Rabu, 22 Oktober 2014

Sekapur Barus.

Tak mudah mencatat perbincangan di meja kopi pagi ini. Tema perbincangan melompat-lompat ke sana ke mari. Untuk menangkapnya aku harus ikut melompat-lompat. Dari rongga kepalaku ke rongga kepala teman-teman, terbang ke langit, lalu menclok di atap kantor, kemudian meluncur bergulingan di atap-atap mobil yang parkir di halaman. Akhirnya mencebur ke cangkir kopi. Berenang di sana.

Memikirkan seseorang teman sambil berkendara sepeda motor saat berangkat kantor, adalah membawa ia dalam alam kita. Mengajak ia berdiri di speedometer, mejadi boneka kecil. Lalu duduk di sana, terkadang berjalan dari titik angka 0 ke angka 110, sesekali menarik jarum jam dalam speedometer itu melampaui kecepatan yang sebenarnya. Ahai.... juga seperti saat dua butir kapur barus itu, masuk ke dalam tanki bensin, untuk meningkatkan oktan. Entah benar atau tidak. Katanya bisa meningkatkan kecepatan motor kita. (Atau merusak speedometer kita, hehe).

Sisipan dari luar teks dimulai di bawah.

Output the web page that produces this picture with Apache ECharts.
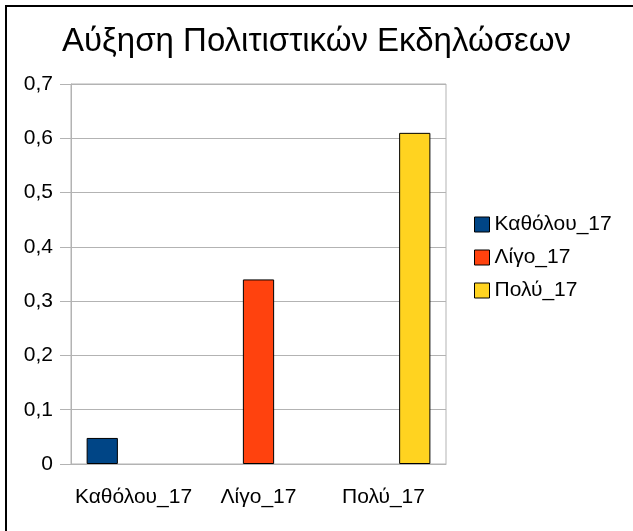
<!DOCTYPE html>
<html>
<head>
<meta charset="utf-8">
<script src="https://cdn.jsdelivr.net/npm/echarts@6/dist/echarts.min.js"></script>
<style>
  html, body { margin: 0; padding: 0; background: #fff; }
  #mainChart { width: 633px; height: 531px; }
</style>
</head>
<body>
<div id="mainChart"></div>
<script>
var categories = ["Καθόλου_17", "Λίγο_17", "Πολύ_17"];
var seriesNames = ["Καθόλου_17", "Λίγο_17", "Πολύ_17"];
var katholouData = [0.048, "-", "-"];
var ligoData = ["-", 0.34, "-"];
var polyData = ["-", "-", 0.61];
var colors = ["#004586", "#ff420e", "#ffd320"];

var myChart = echarts.init(document.getElementById("mainChart"));
var font = "Liberation Sans";

function makeBar(name, data, color) {
    return {
        name: name,
        type: "bar",
        data: data,
        barGap: "0%",
        barCategoryGap: "25%",
        itemStyle: {
            color: color,
            borderColor: "#000",
            borderWidth: 1
        }
    };
}

var option = {
    animation: false,
    backgroundColor: "#fff",
    title: {
        text: "Αύξηση Πολιτιστικών Εκδηλώσεων",
        left: "center",
        top: 20,
        textStyle: {
            fontFamily: font,
            fontSize: 33,
            fontWeight: "normal",
            color: "#000"
        }
    },
    legend: {
        orient: "vertical",
        left: 469,
        top: 209,
        itemWidth: 15,
        itemHeight: 15,
        itemGap: 12,
        icon: "rect",
        data: seriesNames,
        itemStyle: { borderColor: "#000", borderWidth: 1 },
        textStyle: { fontFamily: font, fontSize: 21, color: "#000" }
    },
    grid: {
        left: 71,
        right: 187,
        top: 84,
        bottom: 67,
        show: true,
        borderColor: "#b3b3b3",
        borderWidth: 1
    },
    xAxis: {
        type: "category",
        data: categories,
        axisLine: { lineStyle: { color: "#b3b3b3" } },
        axisTick: { alignWithLabel: true, length: 11, lineStyle: { color: "#b3b3b3" } },
        axisLabel: { interval: 0, fontFamily: font, fontSize: 21, color: "#000", margin: 23 }
    },
    yAxis: {
        type: "value",
        min: 0,
        max: 0.7,
        interval: 0.1,
        axisLine: { show: true, lineStyle: { color: "#b3b3b3" } },
        axisTick: { show: true, length: 11, lineStyle: { color: "#b3b3b3" } },
        splitLine: { lineStyle: { color: "#b3b3b3" } },
        axisLabel: {
            fontFamily: font,
            fontSize: 21,
            color: "#000",
            margin: 18,
            formatter: function (v) {
                return (Math.round(v * 10) / 10).toString().replace(".", ",");
            }
        }
    },
    series: [
        makeBar(seriesNames[0], katholouData, colors[0]),
        makeBar(seriesNames[1], ligoData, colors[1]),
        makeBar(seriesNames[2], polyData, colors[2])
    ],
    graphic: [
        { type: "line", shape: { x1: 5, y1: 6, x2: 633, y2: 6 }, style: { stroke: "#000", lineWidth: 2 } },
        { type: "line", shape: { x1: 6, y1: 5, x2: 6, y2: 531 }, style: { stroke: "#000", lineWidth: 2 } }
    ]
};

myChart.setOption(option);
</script>
</body>
</html>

Jadi teringat Dayang Sumbi yang halangi Sangkuriang saat penuhi permintaannya sebagai syarat memperistrinya... dengan memukul lesung, mengundang fajar lebih cepat datang. Apakah matahari menjadi lebih cepat, atau hanya unggas sebagai tanda-tanda pagi itu yang lebih awal bernyanyi? Gerakan Matahari itu serupa kecepatan motor kita, dan unggas seolah speedometer itu. Kita sering terjebak pada kerancuan berfikir antara yang diukur dan dasar ukuran. Entahlah.

Memang tak mudah, mencatat tema percakapan yang berlarian tanpa rima dan tujuan.